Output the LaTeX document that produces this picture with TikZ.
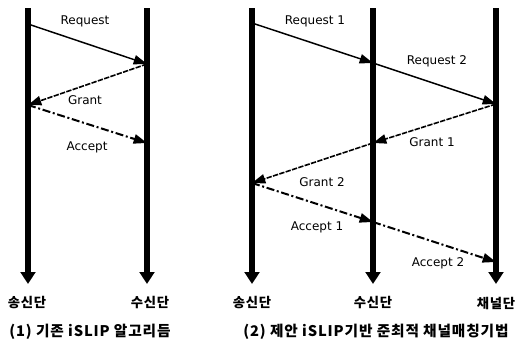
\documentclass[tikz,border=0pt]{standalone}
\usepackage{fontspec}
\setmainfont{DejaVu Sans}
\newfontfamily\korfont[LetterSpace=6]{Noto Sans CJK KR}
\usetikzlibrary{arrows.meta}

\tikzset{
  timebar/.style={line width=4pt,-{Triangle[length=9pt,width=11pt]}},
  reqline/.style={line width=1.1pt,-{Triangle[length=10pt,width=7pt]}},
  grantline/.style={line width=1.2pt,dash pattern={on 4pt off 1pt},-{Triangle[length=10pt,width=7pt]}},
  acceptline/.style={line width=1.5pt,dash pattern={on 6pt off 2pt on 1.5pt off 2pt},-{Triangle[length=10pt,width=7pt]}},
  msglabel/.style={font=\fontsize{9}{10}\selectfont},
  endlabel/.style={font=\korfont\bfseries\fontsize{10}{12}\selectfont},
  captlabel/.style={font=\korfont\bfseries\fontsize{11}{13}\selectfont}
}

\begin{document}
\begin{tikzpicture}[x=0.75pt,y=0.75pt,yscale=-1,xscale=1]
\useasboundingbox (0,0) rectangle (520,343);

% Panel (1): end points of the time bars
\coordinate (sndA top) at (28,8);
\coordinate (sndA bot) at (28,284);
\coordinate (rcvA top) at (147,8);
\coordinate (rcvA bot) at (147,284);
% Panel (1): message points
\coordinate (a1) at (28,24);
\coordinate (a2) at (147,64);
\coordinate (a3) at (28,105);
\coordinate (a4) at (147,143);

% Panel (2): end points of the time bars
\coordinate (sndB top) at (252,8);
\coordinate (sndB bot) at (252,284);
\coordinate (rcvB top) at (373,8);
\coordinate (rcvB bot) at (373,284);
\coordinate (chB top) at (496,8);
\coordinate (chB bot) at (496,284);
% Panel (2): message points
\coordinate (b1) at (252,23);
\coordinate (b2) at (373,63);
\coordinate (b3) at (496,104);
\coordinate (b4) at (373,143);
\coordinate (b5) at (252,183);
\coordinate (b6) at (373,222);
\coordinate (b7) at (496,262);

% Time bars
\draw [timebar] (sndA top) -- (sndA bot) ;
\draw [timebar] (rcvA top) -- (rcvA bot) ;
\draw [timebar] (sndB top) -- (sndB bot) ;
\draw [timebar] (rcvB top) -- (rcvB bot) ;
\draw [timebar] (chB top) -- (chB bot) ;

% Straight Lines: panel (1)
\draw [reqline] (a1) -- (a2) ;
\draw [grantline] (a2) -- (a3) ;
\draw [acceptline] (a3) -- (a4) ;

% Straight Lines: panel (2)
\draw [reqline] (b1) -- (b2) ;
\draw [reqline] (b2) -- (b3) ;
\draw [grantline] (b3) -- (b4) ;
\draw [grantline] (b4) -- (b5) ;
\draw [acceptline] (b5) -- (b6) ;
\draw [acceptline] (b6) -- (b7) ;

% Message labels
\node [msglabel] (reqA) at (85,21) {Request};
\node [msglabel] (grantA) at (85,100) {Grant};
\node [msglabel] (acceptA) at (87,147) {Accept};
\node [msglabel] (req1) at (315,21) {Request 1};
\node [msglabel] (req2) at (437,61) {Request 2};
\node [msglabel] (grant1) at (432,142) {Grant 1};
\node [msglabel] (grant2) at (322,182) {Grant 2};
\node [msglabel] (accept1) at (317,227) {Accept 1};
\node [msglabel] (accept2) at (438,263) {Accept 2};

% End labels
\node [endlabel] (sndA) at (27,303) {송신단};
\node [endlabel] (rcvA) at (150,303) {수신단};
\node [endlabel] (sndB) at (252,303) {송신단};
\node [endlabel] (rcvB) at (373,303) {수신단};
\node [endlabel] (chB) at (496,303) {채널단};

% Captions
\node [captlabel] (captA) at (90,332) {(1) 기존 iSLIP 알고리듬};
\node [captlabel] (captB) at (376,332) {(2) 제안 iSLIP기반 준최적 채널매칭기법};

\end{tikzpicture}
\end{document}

__PROBLEM REQUIREMENTS__
Keep the pictures out of the copy and write out the data exactly as it stands.

__ANSWER FOR THIS EXERCISE__
Output the LaTeX document that produces this picture with TikZ.
\documentclass[tikz,border=0pt]{standalone}
\usepackage{fontspec}
\setmainfont{DejaVu Sans}
\newfontfamily\korfont[LetterSpace=6]{Noto Sans CJK KR}
\usetikzlibrary{arrows.meta}

\tikzset{
  timebar/.style={line width=4pt,-{Triangle[length=9pt,width=11pt]}},
  reqline/.style={line width=1.1pt,-{Triangle[length=10pt,width=7pt]}},
  grantline/.style={line width=1.2pt,dash pattern={on 4pt off 1pt},-{Triangle[length=10pt,width=7pt]}},
  acceptline/.style={line width=1.5pt,dash pattern={on 6pt off 2pt on 1.5pt off 2pt},-{Triangle[length=10pt,width=7pt]}},
  msglabel/.style={font=\fontsize{9}{10}\selectfont},
  endlabel/.style={font=\korfont\bfseries\fontsize{10}{12}\selectfont},
  captlabel/.style={font=\korfont\bfseries\fontsize{11}{13}\selectfont}
}

\begin{document}
\begin{tikzpicture}[x=0.75pt,y=0.75pt,yscale=-1,xscale=1]
\useasboundingbox (0,0) rectangle (520,343);

% Panel (1): end points of the time bars
\coordinate (sndA top) at (28,8);
\coordinate (sndA bot) at (28,284);
\coordinate (rcvA top) at (147,8);
\coordinate (rcvA bot) at (147,284);
% Panel (1): message points
\coordinate (a1) at (28,24);
\coordinate (a2) at (147,64);
\coordinate (a3) at (28,105);
\coordinate (a4) at (147,143);

% Panel (2): end points of the time bars
\coordinate (sndB top) at (252,8);
\coordinate (sndB bot) at (252,284);
\coordinate (rcvB top) at (373,8);
\coordinate (rcvB bot) at (373,284);
\coordinate (chB top) at (496,8);
\coordinate (chB bot) at (496,284);
% Panel (2): message points
\coordinate (b1) at (252,23);
\coordinate (b2) at (373,63);
\coordinate (b3) at (496,104);
\coordinate (b4) at (373,143);
\coordinate (b5) at (252,183);
\coordinate (b6) at (373,222);
\coordinate (b7) at (496,262);

% Time bars
\draw [timebar] (sndA top) -- (sndA bot) ;
\draw [timebar] (rcvA top) -- (rcvA bot) ;
\draw [timebar] (sndB top) -- (sndB bot) ;
\draw [timebar] (rcvB top) -- (rcvB bot) ;
\draw [timebar] (chB top) -- (chB bot) ;

% Straight Lines: panel (1)
\draw [reqline] (a1) -- (a2) ;
\draw [grantline] (a2) -- (a3) ;
\draw [acceptline] (a3) -- (a4) ;

% Straight Lines: panel (2)
\draw [reqline] (b1) -- (b2) ;
\draw [reqline] (b2) -- (b3) ;
\draw [grantline] (b3) -- (b4) ;
\draw [grantline] (b4) -- (b5) ;
\draw [acceptline] (b5) -- (b6) ;
\draw [acceptline] (b6) -- (b7) ;

% Message labels
\node [msglabel] (reqA) at (85,21) {Request};
\node [msglabel] (grantA) at (85,100) {Grant};
\node [msglabel] (acceptA) at (87,147) {Accept};
\node [msglabel] (req1) at (315,21) {Request 1};
\node [msglabel] (req2) at (437,61) {Request 2};
\node [msglabel] (grant1) at (432,142) {Grant 1};
\node [msglabel] (grant2) at (322,182) {Grant 2};
\node [msglabel] (accept1) at (317,227) {Accept 1};
\node [msglabel] (accept2) at (438,263) {Accept 2};

% End labels
\node [endlabel] (sndA) at (27,303) {송신단};
\node [endlabel] (rcvA) at (150,303) {수신단};
\node [endlabel] (sndB) at (252,303) {송신단};
\node [endlabel] (rcvB) at (373,303) {수신단};
\node [endlabel] (chB) at (496,303) {채널단};

% Captions
\node [captlabel] (captA) at (90,332) {(1) 기존 iSLIP 알고리듬};
\node [captlabel] (captB) at (376,332) {(2) 제안 iSLIP기반 준최적 채널매칭기법};

\end{tikzpicture}
\end{document}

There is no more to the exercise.